Mathews would not speculate on what he thinks Grand Jury will decide.
Before Tensing was with the UC Police Department, he was working with the Green Hills Police Department.
"He did by-the-book when he was here in Greenhills," said Chief Neil Ferdelman with the Greenhills Police Department, speaking of Tensing's tenure with the department.
Tensing was employed at the department from 2011 to 2014.
"He worked on and off. He started out as a part-time officer, went full-time in 2013. He went back to part-time in 2014 when he was hired by the University of Cincinnati," Ferdelman said.
Mathews says that police work is always what Tensing wanted to do, but doesn't know if he ever wants to go back to police work again in light of the shooting death of DuBose.

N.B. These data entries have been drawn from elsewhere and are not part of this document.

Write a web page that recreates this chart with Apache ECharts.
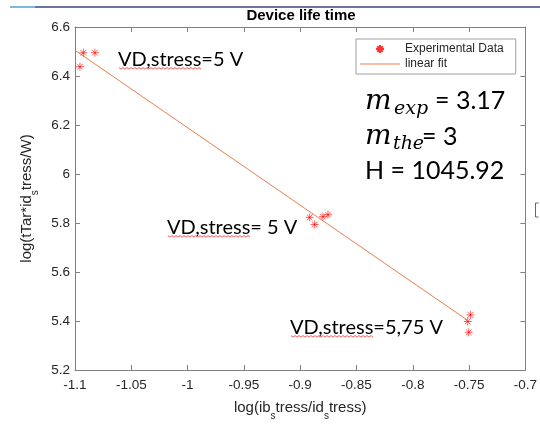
<!DOCTYPE html>
<html>
<head>
<meta charset="utf-8">
<title>Device life time</title>
<script src="https://cdn.jsdelivr.net/npm/echarts@6/dist/echarts.min.js"></script>
<style>
  html, body { margin: 0; padding: 0; background: #fff; }
  #mainChart { width: 540px; height: 426px; }
</style>
</head>
<body>
<div id="mainChart"></div>
<script>
var expX = [-1.0956, -1.0926, -1.0823, -0.8916, -0.8871, -0.8798, -0.8753, -0.7488, -0.7512, -0.7503];
var expY = [6.438, 6.495, 6.495, 5.823, 5.794, 5.826, 5.834, 5.425, 5.398, 5.354];
// linear fit, start / end
var fitX = [-1.1, -0.752];
var fitY = [6.505, 5.405];
// tick labels
var xTicks = ['-1.1', '-1.05', '-1', '-0.95', '-0.9', '-0.85', '-0.8', '-0.75', '-0.7'];
var yTicks = ['5.2', '5.4', '5.6', '5.8', '6', '6.2', '6.4', '6.6'];

var chart = echarts.init(document.getElementById('mainChart'));

var axisGray = '#808080';
var txtGray = '#262626';
var sansFont = '"Liberation Sans", Arial, sans-serif';
var starPath = 'path://M0,4L8,4M4,0L4,8M1.2,1.2L6.8,6.8M1.2,6.8L6.8,1.2';
var annFont = 'Lato, "Open Sans", sans-serif';

function pairs(xs, ys) {
  var out = [];
  for (var i = 0; i < xs.length; i++) out.push([xs[i], ys[i]]);
  return out;
}

// red spell-check squiggle
function wavy(x0, x1, y) {
  var pts = [];
  var k = 0;
  for (var x = x0; x <= x1; x += 2) {
    pts.push([x, y + (k % 2 ? 1.2 : -0.4)]);
    k++;
  }
  return {
    type: 'polyline', silent: true,
    shape: { points: pts },
    style: { stroke: '#e03030', lineWidth: 0.8, fill: null }
  };
}

function txt(x, y, s, font) {
  return {
    type: 'text', silent: true, x: x, y: y,
    style: { text: s, font: font, fill: '#000', textVerticalAlign: 'middle' }
  };
}

// axis title with subscript "s"
var nameRich = {
  a: { fontSize: 15, color: txtGray, fontFamily: sansFont, lineHeight: 18, verticalAlign: 'top' },
  s: { fontSize: 10, color: txtGray, fontFamily: sansFont, lineHeight: 7, verticalAlign: 'top', padding: [11, 0, 0, 0] }
};

var xAxisBase = {
  type: 'value', min: -1.1, max: -0.7, interval: 0.05,
  axisLine: { onZero: false, lineStyle: { color: axisGray, width: 1 } },
  axisTick: { inside: true, length: 5, lineStyle: { color: axisGray } },
  splitLine: { show: false }
};
var yAxisBase = {
  type: 'value', min: 5.2, max: 6.6, interval: 0.2,
  axisLine: { onZero: false, lineStyle: { color: axisGray, width: 1 } },
  axisTick: { inside: true, length: 5, lineStyle: { color: axisGray } },
  splitLine: { show: false }
};

var option = {
  animation: false,
  backgroundColor: '#fff',
  grid: { left: 75, right: 14, top: 27, bottom: 48, containLabel: false },
  xAxis: [
    Object.assign({}, xAxisBase, {
      position: 'bottom',
      axisLabel: {
        color: txtGray, fontSize: 13.5, margin: 8, fontFamily: sansFont,
        formatter: function (v) { return xTicks[Math.round((v + 1.1) / 0.05)]; }
      },
      name: '{a|log(ib}{s|s}{a|tress/id}{s|s}{a|tress)}',
      nameLocation: 'middle', nameGap: 30,
      nameTextStyle: { color: txtGray, fontFamily: sansFont, rich: nameRich }
    }),
    Object.assign({}, xAxisBase, { position: 'top', axisLabel: { show: false } })
  ],
  yAxis: [
    Object.assign({}, yAxisBase, {
      position: 'left',
      axisLabel: {
        color: txtGray, fontSize: 13.5, margin: 5, fontFamily: sansFont,
        formatter: function (v) { return yTicks[Math.round((v - 5.2) / 0.2)]; }
      },
      name: '{a|log(tTar*id}{s|s}{a|tress/W)}',
      nameLocation: 'middle', nameGap: 37,
      nameTextStyle: { color: txtGray, fontFamily: sansFont, rich: nameRich }
    }),
    Object.assign({}, yAxisBase, { position: 'right', axisLabel: { show: false } })
  ],
  legend: {
    left: 356, top: 39, orient: 'vertical',
    data: [
      { name: 'Experimental Data' },
      { name: 'linear fit', icon: 'path://M0,0L40,0L40,1.2L0,1.2Z' }
    ],
    itemWidth: 40, itemHeight: 8, itemGap: 1,
    padding: [3, 12, 3, 4],
    borderColor: '#a0a0a0', borderWidth: 1, backgroundColor: '#fff',
    textStyle: { fontSize: 12, color: txtGray, fontFamily: sansFont, lineHeight: 14 }
  },
  series: [
    {
      name: 'Experimental Data',
      type: 'scatter',
      symbol: starPath,
      symbolSize: 8,
      symbolKeepAspect: true,
      itemStyle: { color: '#ff0000', borderColor: '#ff0000', borderWidth: 0.8 },
      data: pairs(expX, expY),
      z: 3
    },
    {
      name: 'linear fit',
      type: 'line',
      symbol: 'none',
      lineStyle: { color: '#e8804f', width: 1 },
      itemStyle: { color: '#e8804f' },
      data: pairs(fitX, fitY),
      z: 2
    }
  ],
  graphic: [
    // page artefacts
    { type: 'line', silent: true, shape: { x1: 10, y1: 7, x2: 35, y2: 7 }, style: { stroke: '#4da3dc', lineWidth: 1.5 } },
    { type: 'line', silent: true, shape: { x1: 35, y1: 7, x2: 540, y2: 7 }, style: { stroke: '#3a4679', lineWidth: 1.5 } },
    { type: 'polyline', silent: true, shape: { points: [[538.5, 203], [535.5, 203], [535.5, 217], [538.5, 217]] }, style: { stroke: '#666', lineWidth: 1, fill: null } },
    // title
    {
      type: 'text', silent: true, x: 301, y: 16,
      style: { text: 'Device life time', font: 'bold 15px "Liberation Sans", Arial', fill: '#000', textAlign: 'center', textVerticalAlign: 'middle' }
    },
    // annotations
    txt(118, 60, 'VD,stress=5 V', '20px ' + annFont),
    wavy(119, 202, 68),
    txt(167, 228, 'VD,stress= 5 V', '20px ' + annFont),
    wavy(168, 251, 236),
    txt(290, 328, 'VD,stress=5,75 V', '20px ' + annFont),
    wavy(291, 374, 336),
    // fit results
    txt(365, 102, 'm', 'italic 28px "DejaVu Serif", serif'),
    txt(394, 109, 'exp', 'italic 19px "DejaVu Serif", serif'),
    txt(435, 101, '= 3.17', '25px ' + annFont),
    txt(365, 137, 'm', 'italic 28px "DejaVu Serif", serif'),
    txt(393, 144, 'the', 'italic 19px "DejaVu Serif", serif'),
    txt(422, 137, '= 3', '25px ' + annFont),
    txt(365, 171, 'H = 1045.92', '25px ' + annFont)
  ]
};

chart.setOption(option);
</script>
</body>
</html>
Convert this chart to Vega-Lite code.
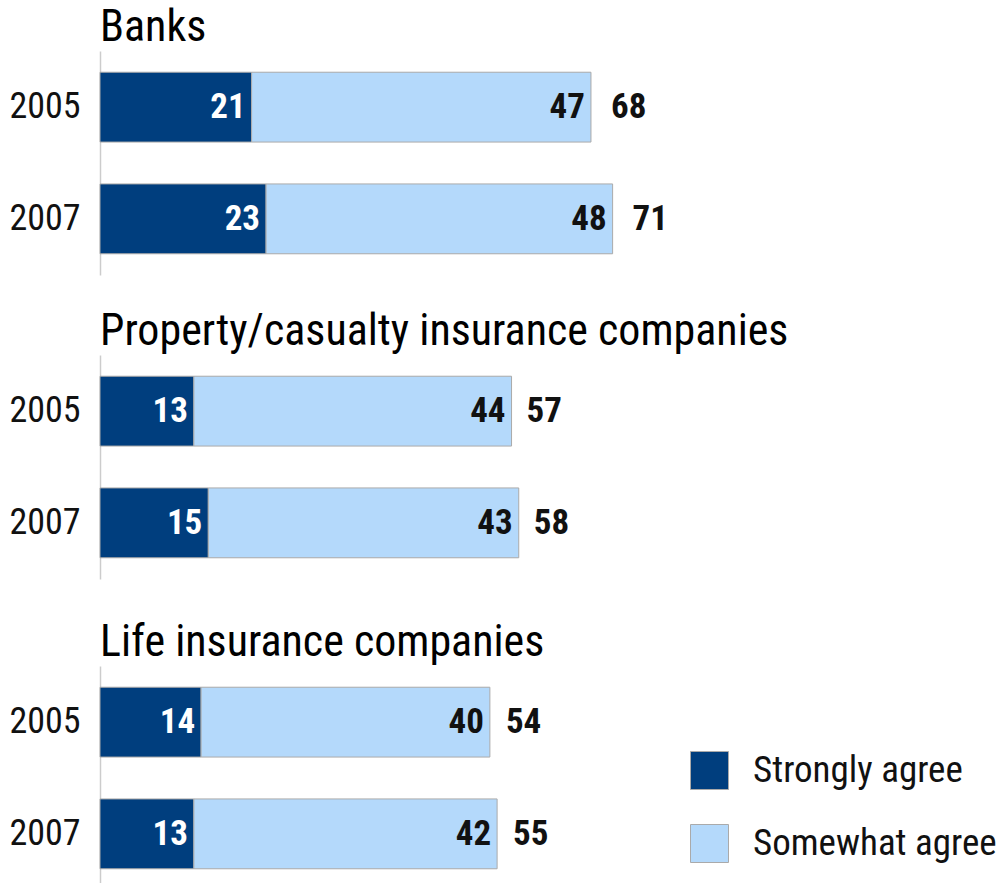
{
  "$schema": "https://vega.github.io/schema/vega-lite/v6.json",
  "padding": {"left": 8, "top": 6, "right": 0, "bottom": 0},
  "config": {
    "font": "Roboto Condensed, Roboto, sans-serif",
    "view": {"stroke": null},
    "concat": {"spacing": 35},
    "title": {"anchor": "start", "frame": "group", "fontSize": 44, "fontWeight": "normal", "color": "#000", "offset": 1},
    "axisY": {"labelFontSize": 36, "labelColor": "#111", "ticks": false, "domainColor": "#cccccc", "domainWidth": 1.5, "labelPadding": 20, "title": null, "minExtent": 90, "maxExtent": 90},
    "axisX": {"disable": true}
  },
  "datasets": {
    "d": [
      {"group": "Banks", "year": "2005", "type": "Strongly agree", "value": 21},
      {"group": "Banks", "year": "2005", "type": "Somewhat agree", "value": 47},
      {"group": "Banks", "year": "2007", "type": "Strongly agree", "value": 23},
      {"group": "Banks", "year": "2007", "type": "Somewhat agree", "value": 48},
      {"group": "Property", "year": "2005", "type": "Strongly agree", "value": 13},
      {"group": "Property", "year": "2005", "type": "Somewhat agree", "value": 44},
      {"group": "Property", "year": "2007", "type": "Strongly agree", "value": 15},
      {"group": "Property", "year": "2007", "type": "Somewhat agree", "value": 43},
      {"group": "Life", "year": "2005", "type": "Strongly agree", "value": 14},
      {"group": "Life", "year": "2005", "type": "Somewhat agree", "value": 40},
      {"group": "Life", "year": "2007", "type": "Strongly agree", "value": 13},
      {"group": "Life", "year": "2007", "type": "Somewhat agree", "value": 42}
    ]
  },
  "vconcat": [
    {
      "title": "Banks",
      "width": 722, "height": 224,
      "data": {"name": "d"},
      "transform": [
        {"filter": "datum.group === 'Banks'"},
        {"stack": "value", "groupby": ["year"], "sort": [{"field": "type", "order": "descending"}], "as": ["start", "end"]},
        {"joinaggregate": [{"op": "sum", "field": "value", "as": "total"}], "groupby": ["year"]}
      ],
      "encoding": {
        "y": {"field": "year", "type": "nominal", "scale": {"paddingInner": 0.375, "paddingOuter": 0.19}}
      },
      "layer": [
        {
          "mark": {"type": "bar", "stroke": "#aaaaaa", "strokeWidth": 1},
          "encoding": {
            "x": {"field": "start", "type": "quantitative", "scale": {"domain": [0, 100]}},
            "x2": {"field": "end"},
            "color": {"field": "type", "type": "nominal", "scale": {"domain": ["Strongly agree", "Somewhat agree"], "range": ["#003e7e", "#b4d9fb"]},
              "legend": {"title": null, "orient": "none", "legendX": 590, "legendY": 700, "symbolType": "square", "symbolSize": 1444, "symbolStrokeColor": "#aaaaaa", "symbolStrokeWidth": 1, "labelFontSize": 37, "labelColor": "#111", "labelOffset": 24, "labelLimit": 400, "rowPadding": 30, "symbolOpacity": 1}}
          }
        },
        {
          "mark": {"type": "text", "align": "right", "dx": -6, "fontSize": 35, "fontWeight": "bold"},
          "encoding": {
            "x": {"field": "end", "type": "quantitative"},
            "text": {"field": "value"},
            "color": {"condition": {"test": "datum.type === 'Strongly agree'", "value": "white"}, "value": "#111"}
          }
        },
        {
          "transform": [{"filter": "datum.type === 'Somewhat agree'"}],
          "mark": {"type": "text", "align": "left", "dx": 20, "fontSize": 35, "fontWeight": "bold", "color": "#111"},
          "encoding": {
            "x": {"field": "total", "type": "quantitative"},
            "text": {"field": "total"}
          }
        }
      ]
    },
    {
      "spacing": 42,
      "vconcat": [
        {
          "title": "Property/casualty insurance companies",
          "width": 722, "height": 224,
          "data": {"name": "d"},
          "transform": [
            {"filter": "datum.group === 'Property'"},
            {"stack": "value", "groupby": ["year"], "sort": [{"field": "type", "order": "descending"}], "as": ["start", "end"]},
            {"joinaggregate": [{"op": "sum", "field": "value", "as": "total"}], "groupby": ["year"]}
          ],
          "encoding": {
            "y": {"field": "year", "type": "nominal", "scale": {"paddingInner": 0.375, "paddingOuter": 0.19}}
          },
          "layer": [
            {
              "mark": {"type": "bar", "stroke": "#aaaaaa", "strokeWidth": 1},
              "encoding": {
                "x": {"field": "start", "type": "quantitative", "scale": {"domain": [0, 100]}},
                "x2": {"field": "end"},
                "color": {"field": "type", "type": "nominal", "scale": {"domain": ["Strongly agree", "Somewhat agree"], "range": ["#003e7e", "#b4d9fb"]}}
              }
            },
            {
              "mark": {"type": "text", "align": "right", "dx": -6, "fontSize": 35, "fontWeight": "bold"},
              "encoding": {
                "x": {"field": "end", "type": "quantitative"},
                "text": {"field": "value"},
                "color": {"condition": {"test": "datum.type === 'Strongly agree'", "value": "white"}, "value": "#111"}
              }
            },
            {
              "transform": [{"filter": "datum.type === 'Somewhat agree'"}],
              "mark": {"type": "text", "align": "left", "dx": 15, "fontSize": 35, "fontWeight": "bold", "color": "#111"},
              "encoding": {
                "x": {"field": "total", "type": "quantitative"},
                "text": {"field": "total"}
              }
            }
          ]
        },
        {
          "title": "Life insurance companies",
          "width": 722, "height": 224,
          "data": {"name": "d"},
          "transform": [
            {"filter": "datum.group === 'Life'"},
            {"stack": "value", "groupby": ["year"], "sort": [{"field": "type", "order": "descending"}], "as": ["start", "end"]},
            {"joinaggregate": [{"op": "sum", "field": "value", "as": "total"}], "groupby": ["year"]}
          ],
          "encoding": {
            "y": {"field": "year", "type": "nominal", "scale": {"paddingInner": 0.375, "paddingOuter": 0.19}}
          },
          "layer": [
            {
              "mark": {"type": "bar", "stroke": "#aaaaaa", "strokeWidth": 1},
              "encoding": {
                "x": {"field": "start", "type": "quantitative", "scale": {"domain": [0, 100]}},
                "x2": {"field": "end"},
                "color": {"field": "type", "type": "nominal", "scale": {"domain": ["Strongly agree", "Somewhat agree"], "range": ["#003e7e", "#b4d9fb"]}}
              }
            },
            {
              "mark": {"type": "text", "align": "right", "dx": -6, "fontSize": 35, "fontWeight": "bold"},
              "encoding": {
                "x": {"field": "end", "type": "quantitative"},
                "text": {"field": "value"},
                "color": {"condition": {"test": "datum.type === 'Strongly agree'", "value": "white"}, "value": "#111"}
              }
            },
            {
              "transform": [{"filter": "datum.type === 'Somewhat agree'"}],
              "mark": {"type": "text", "align": "left", "dx": 16, "fontSize": 35, "fontWeight": "bold", "color": "#111"},
              "encoding": {
                "x": {"field": "total", "type": "quantitative"},
                "text": {"field": "total"}
              }
            }
          ]
        }
      ]
    }
  ]
}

The entire incident involving Tensing and DuBose is believed to be caught on Tensing's body camera. Mathews says the tape is 25 minutes in length, but the incident in question lasts only a few seconds.
"Ray did a good job for us as a police officer in the community. There was really no drama, no events," said Ferdelman.
Performance evaluations for Tensing made by his superiors in 2012, 2013 and 2014 were made available to FOX19 NOW by Ferdelman Tuesday. In two of them, Tensing scored as "meets standards." In the third, he rates in the highest category possible, that being "above standard."
In those evaluations, Tensing has been praised for picking up shifts, being a dedicated officer, and being a self-starter.
In an evaluation in 2014, the reviewer writes that, "We would like to see Officer Tensing be more visible in the Village itself and look for violations in residential areas." That write-up is strikingly similar to a narrative written in a 2014 evaluation from the University of Cincinnati with the reviewer saying, "I would like him to interact with the community in a more service-oriented manner." But, he's also praised for being "extremely active with traffic." In another part of that evaluation, it's written, "I would like to see PO Tensing interact with the university and surrounding community more than just with traffic enforcement."
"Ray just was, at least by his supervisor's judgement, was an average officer," Ferdelman said.
A 2013 Greenhills report says Tensing is a Colerain High School graduate, and a grad of the UC Police Academy. He has a degree in Criminal Justice from UC.
"There are two families that are going through bad times right now. I understand this is most likely a life-changing event for a police officer," Ferdelman said.